►

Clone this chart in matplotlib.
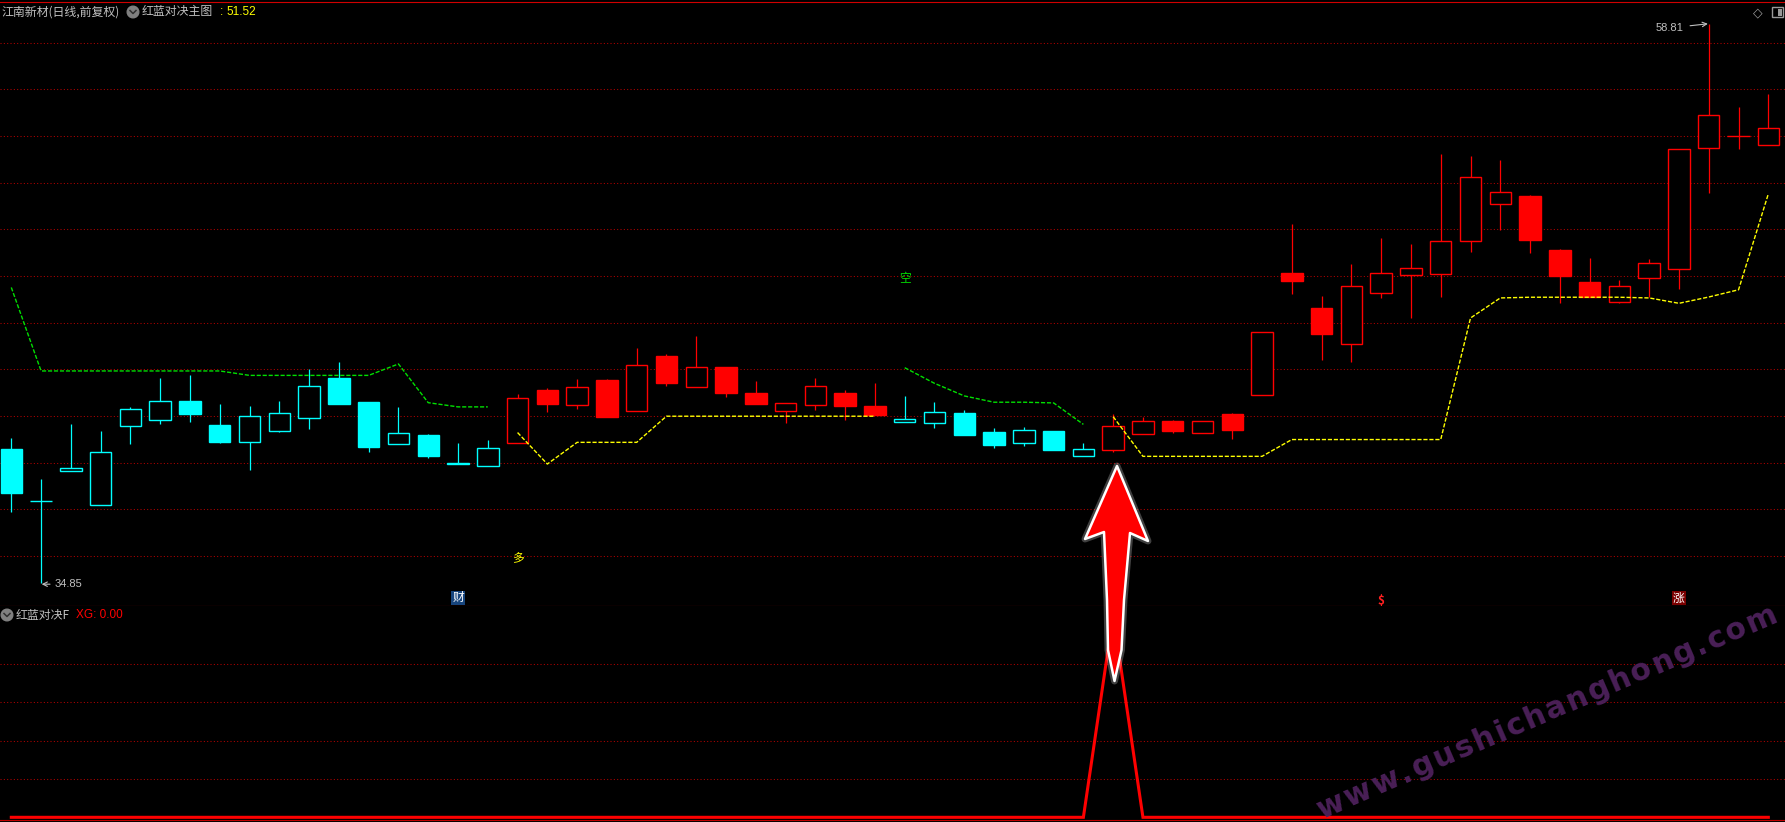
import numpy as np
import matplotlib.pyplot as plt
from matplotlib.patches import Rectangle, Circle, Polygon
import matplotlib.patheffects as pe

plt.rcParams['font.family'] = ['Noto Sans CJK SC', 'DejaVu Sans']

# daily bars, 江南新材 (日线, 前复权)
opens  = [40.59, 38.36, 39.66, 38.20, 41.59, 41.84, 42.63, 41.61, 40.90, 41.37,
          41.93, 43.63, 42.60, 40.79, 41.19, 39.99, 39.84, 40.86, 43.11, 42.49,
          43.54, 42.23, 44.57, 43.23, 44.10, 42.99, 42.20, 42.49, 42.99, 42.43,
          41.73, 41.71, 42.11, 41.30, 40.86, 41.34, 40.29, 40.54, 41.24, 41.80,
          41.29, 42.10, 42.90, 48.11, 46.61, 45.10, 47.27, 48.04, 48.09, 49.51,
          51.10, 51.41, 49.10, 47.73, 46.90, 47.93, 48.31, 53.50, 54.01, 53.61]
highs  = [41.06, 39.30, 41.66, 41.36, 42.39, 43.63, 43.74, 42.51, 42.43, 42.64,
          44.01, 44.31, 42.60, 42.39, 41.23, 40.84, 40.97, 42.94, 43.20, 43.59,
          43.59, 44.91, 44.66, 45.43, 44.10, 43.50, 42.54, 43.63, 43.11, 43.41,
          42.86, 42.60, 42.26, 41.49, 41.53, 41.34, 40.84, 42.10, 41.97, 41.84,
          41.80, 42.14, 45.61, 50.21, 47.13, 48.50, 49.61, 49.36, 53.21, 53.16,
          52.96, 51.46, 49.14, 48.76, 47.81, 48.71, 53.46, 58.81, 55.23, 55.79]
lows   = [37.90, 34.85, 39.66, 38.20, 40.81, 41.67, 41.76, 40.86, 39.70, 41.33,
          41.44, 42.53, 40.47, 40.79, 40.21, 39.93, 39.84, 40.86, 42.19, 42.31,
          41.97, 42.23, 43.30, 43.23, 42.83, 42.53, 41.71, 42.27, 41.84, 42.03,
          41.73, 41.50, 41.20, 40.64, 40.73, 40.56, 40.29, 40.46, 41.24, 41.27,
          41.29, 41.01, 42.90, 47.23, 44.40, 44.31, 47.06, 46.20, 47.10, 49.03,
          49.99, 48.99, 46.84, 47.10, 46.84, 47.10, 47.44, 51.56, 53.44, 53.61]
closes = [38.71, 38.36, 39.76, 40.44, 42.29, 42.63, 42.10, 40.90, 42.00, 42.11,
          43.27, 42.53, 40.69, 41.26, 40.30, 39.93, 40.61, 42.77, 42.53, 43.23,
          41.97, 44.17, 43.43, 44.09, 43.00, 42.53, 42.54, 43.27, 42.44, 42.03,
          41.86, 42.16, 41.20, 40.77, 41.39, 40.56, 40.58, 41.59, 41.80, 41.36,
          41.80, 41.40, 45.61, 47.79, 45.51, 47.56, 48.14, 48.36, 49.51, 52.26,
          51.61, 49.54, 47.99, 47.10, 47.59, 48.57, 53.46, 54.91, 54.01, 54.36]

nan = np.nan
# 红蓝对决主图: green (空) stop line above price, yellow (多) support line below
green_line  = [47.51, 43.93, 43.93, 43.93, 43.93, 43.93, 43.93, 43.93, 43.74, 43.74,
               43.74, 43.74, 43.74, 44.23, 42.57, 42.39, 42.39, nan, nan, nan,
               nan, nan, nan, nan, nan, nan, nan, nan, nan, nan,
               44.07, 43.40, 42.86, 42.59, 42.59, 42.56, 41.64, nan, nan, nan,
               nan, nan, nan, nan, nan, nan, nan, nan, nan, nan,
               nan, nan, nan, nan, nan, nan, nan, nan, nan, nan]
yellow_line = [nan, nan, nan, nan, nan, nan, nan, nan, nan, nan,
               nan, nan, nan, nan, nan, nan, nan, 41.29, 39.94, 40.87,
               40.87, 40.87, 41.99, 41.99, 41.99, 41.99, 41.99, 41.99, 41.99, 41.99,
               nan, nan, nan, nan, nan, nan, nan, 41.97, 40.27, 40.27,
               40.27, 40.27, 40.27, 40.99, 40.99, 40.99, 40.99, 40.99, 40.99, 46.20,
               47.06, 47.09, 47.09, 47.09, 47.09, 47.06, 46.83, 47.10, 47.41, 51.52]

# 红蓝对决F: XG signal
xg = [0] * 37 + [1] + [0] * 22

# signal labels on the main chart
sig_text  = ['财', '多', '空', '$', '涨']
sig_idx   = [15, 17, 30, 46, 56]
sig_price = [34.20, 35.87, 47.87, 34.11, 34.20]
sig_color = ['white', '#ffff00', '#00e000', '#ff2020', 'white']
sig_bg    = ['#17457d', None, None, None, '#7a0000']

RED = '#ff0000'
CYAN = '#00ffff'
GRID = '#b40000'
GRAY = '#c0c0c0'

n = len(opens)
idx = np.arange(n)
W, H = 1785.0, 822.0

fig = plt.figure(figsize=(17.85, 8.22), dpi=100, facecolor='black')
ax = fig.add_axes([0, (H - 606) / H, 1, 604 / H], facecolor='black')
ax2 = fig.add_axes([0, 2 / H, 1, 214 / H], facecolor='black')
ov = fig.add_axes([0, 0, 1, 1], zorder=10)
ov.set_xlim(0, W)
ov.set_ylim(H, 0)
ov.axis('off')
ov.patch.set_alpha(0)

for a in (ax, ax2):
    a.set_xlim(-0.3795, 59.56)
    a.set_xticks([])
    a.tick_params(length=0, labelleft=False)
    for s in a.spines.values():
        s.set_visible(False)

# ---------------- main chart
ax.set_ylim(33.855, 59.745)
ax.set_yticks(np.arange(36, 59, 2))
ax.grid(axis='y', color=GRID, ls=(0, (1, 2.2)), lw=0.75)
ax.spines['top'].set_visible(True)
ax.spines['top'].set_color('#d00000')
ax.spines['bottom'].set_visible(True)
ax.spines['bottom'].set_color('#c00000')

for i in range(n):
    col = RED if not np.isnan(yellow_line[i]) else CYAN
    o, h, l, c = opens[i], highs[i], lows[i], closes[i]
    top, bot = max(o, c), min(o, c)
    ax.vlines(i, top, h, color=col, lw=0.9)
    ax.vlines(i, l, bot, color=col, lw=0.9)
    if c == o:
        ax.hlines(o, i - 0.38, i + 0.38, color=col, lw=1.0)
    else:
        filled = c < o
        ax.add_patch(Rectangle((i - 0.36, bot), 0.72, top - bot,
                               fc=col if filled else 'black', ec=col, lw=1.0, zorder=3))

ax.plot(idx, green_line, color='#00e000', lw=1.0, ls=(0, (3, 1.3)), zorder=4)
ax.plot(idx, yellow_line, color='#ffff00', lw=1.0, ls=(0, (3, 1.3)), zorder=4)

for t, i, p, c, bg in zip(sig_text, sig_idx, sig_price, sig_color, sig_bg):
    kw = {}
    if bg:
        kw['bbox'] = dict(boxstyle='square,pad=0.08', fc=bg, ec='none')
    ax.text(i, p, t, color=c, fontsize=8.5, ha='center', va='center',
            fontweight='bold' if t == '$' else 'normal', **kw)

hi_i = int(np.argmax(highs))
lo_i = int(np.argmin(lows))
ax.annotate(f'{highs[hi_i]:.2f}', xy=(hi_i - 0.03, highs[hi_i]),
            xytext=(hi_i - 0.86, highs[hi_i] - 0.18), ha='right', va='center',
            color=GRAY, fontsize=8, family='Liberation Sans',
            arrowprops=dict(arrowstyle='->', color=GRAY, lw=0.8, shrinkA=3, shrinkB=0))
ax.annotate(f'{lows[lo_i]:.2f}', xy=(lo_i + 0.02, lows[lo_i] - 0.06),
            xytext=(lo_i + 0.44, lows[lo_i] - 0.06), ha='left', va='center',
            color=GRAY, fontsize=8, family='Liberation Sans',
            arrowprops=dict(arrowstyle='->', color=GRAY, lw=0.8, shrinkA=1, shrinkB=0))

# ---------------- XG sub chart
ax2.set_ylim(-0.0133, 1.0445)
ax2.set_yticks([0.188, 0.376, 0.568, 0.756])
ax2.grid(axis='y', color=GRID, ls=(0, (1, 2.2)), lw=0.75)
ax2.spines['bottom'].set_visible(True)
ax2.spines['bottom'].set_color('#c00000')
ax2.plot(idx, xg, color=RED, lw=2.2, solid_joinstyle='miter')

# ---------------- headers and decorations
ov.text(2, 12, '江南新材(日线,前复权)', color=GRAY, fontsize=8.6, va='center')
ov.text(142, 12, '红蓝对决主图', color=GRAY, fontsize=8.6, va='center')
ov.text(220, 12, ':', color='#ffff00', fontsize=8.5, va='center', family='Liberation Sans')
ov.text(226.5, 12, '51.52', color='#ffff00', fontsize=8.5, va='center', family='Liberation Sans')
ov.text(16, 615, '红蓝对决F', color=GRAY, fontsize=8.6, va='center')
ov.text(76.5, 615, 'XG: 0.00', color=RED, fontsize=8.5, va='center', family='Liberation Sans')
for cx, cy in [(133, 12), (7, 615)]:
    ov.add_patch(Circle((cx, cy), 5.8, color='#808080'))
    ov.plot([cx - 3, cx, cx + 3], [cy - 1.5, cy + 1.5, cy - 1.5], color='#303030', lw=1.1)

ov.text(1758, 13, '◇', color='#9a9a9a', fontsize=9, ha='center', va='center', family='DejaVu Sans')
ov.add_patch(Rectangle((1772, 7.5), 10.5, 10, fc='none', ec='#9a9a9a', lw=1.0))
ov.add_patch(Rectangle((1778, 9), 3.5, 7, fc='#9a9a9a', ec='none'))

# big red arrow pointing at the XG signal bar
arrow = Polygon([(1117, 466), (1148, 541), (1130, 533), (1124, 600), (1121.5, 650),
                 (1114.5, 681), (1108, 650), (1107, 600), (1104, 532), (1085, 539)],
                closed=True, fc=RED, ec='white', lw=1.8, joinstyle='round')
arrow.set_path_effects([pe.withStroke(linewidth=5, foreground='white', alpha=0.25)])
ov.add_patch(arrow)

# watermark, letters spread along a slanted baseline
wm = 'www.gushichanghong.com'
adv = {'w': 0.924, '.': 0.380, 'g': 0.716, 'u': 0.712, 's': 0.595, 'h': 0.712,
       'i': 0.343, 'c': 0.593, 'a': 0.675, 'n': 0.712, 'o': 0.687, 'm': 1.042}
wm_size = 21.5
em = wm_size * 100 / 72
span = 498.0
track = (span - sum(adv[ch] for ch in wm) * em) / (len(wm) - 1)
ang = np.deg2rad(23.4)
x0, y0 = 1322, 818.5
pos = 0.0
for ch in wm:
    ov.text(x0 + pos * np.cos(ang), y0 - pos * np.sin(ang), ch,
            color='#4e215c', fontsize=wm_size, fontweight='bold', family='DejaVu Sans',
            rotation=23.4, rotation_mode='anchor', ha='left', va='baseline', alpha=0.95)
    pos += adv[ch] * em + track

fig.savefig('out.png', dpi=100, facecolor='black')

◄

TASK REQUIREMENTS: Return exactly what appears from the opening line of the material through the line with "plt.rcParams['font.family'] = ['Noto", apart from the pictures.

RESPONSE:
Clone this chart in matplotlib.
import numpy as np
import matplotlib.pyplot as plt
from matplotlib.patches import Rectangle, Circle, Polygon
import matplotlib.patheffects as pe

plt.rcParams['font.family'] = ['Noto Sans CJK SC', 'DejaVu Sans']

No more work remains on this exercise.